__What is required__: Search the records for the word "this" and pick out every line that has it.

__Records__:

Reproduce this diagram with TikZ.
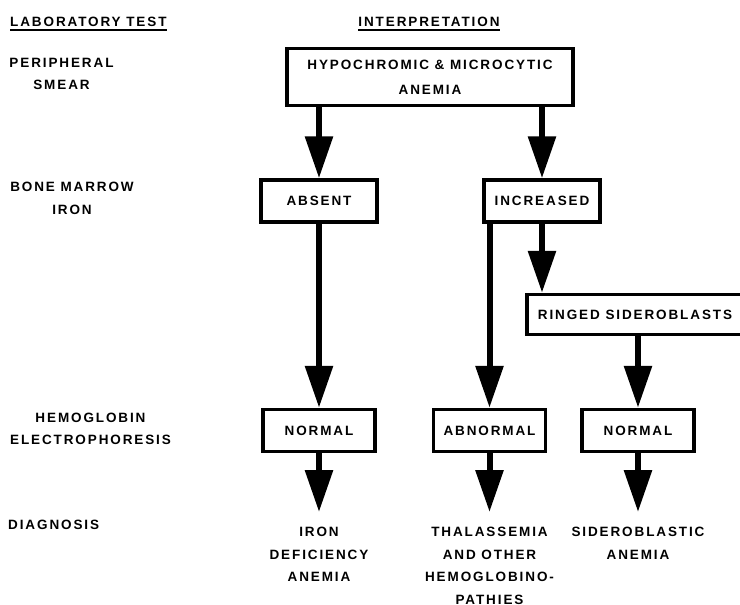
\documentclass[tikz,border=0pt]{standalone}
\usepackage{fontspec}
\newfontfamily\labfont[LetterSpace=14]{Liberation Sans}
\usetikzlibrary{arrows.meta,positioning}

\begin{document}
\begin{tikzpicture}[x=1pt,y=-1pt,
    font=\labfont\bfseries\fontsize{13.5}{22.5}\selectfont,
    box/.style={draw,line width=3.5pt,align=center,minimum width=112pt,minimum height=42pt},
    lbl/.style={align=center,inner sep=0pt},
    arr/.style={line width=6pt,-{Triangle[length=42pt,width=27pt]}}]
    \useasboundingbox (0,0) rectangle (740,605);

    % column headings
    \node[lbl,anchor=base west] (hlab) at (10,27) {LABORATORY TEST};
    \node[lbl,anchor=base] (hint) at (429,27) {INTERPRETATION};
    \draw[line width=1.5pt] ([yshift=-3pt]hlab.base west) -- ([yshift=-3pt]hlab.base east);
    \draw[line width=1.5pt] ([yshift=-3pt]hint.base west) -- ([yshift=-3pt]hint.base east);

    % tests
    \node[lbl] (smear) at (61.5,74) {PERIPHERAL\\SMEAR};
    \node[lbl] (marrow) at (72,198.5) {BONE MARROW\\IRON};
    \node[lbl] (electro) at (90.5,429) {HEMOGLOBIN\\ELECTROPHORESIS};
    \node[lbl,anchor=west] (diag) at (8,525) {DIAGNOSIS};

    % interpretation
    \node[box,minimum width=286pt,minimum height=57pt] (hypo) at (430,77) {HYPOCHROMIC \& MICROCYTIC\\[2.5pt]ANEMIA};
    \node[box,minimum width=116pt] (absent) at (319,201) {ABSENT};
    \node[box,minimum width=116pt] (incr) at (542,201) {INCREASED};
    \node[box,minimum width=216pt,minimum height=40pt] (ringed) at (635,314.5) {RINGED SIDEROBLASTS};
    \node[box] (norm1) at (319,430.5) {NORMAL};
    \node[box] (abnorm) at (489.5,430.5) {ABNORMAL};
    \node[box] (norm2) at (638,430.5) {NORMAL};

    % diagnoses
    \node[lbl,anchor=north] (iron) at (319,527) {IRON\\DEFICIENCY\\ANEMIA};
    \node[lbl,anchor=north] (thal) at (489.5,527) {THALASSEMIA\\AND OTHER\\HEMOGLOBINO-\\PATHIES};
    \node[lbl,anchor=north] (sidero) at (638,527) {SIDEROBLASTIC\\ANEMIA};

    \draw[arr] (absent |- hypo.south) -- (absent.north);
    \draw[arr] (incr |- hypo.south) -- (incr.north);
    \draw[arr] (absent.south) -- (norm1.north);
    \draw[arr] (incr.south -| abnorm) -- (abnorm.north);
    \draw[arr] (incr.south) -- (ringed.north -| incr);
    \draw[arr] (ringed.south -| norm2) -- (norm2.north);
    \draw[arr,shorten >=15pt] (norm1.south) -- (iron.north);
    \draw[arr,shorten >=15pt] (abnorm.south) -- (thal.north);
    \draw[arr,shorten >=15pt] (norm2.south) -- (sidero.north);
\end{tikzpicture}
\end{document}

* * *

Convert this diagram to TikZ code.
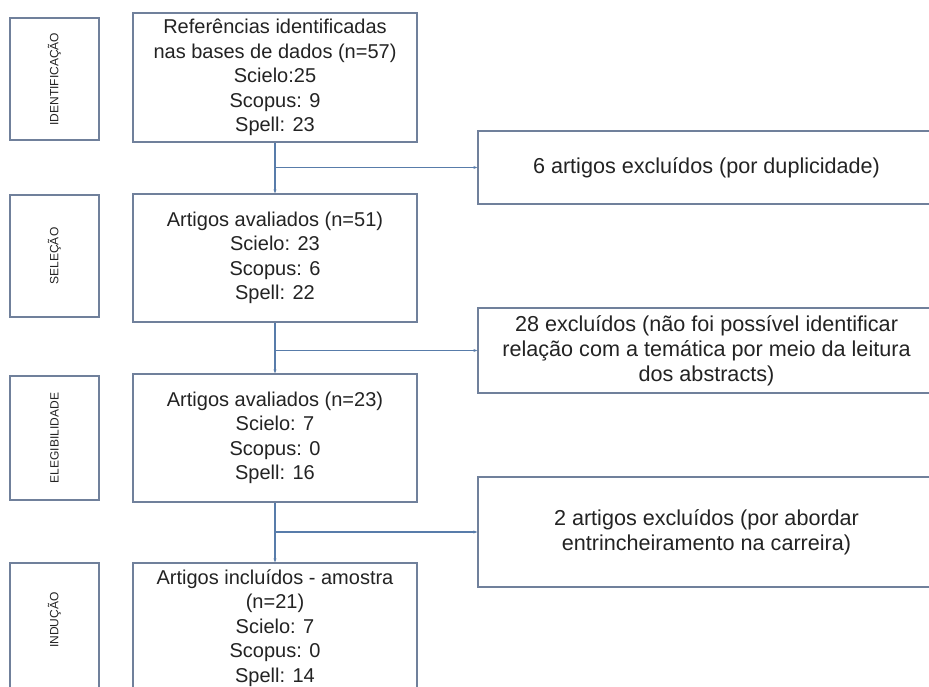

__Task output__:
Reproduce this diagram with TikZ.
Convert this diagram to TikZ code.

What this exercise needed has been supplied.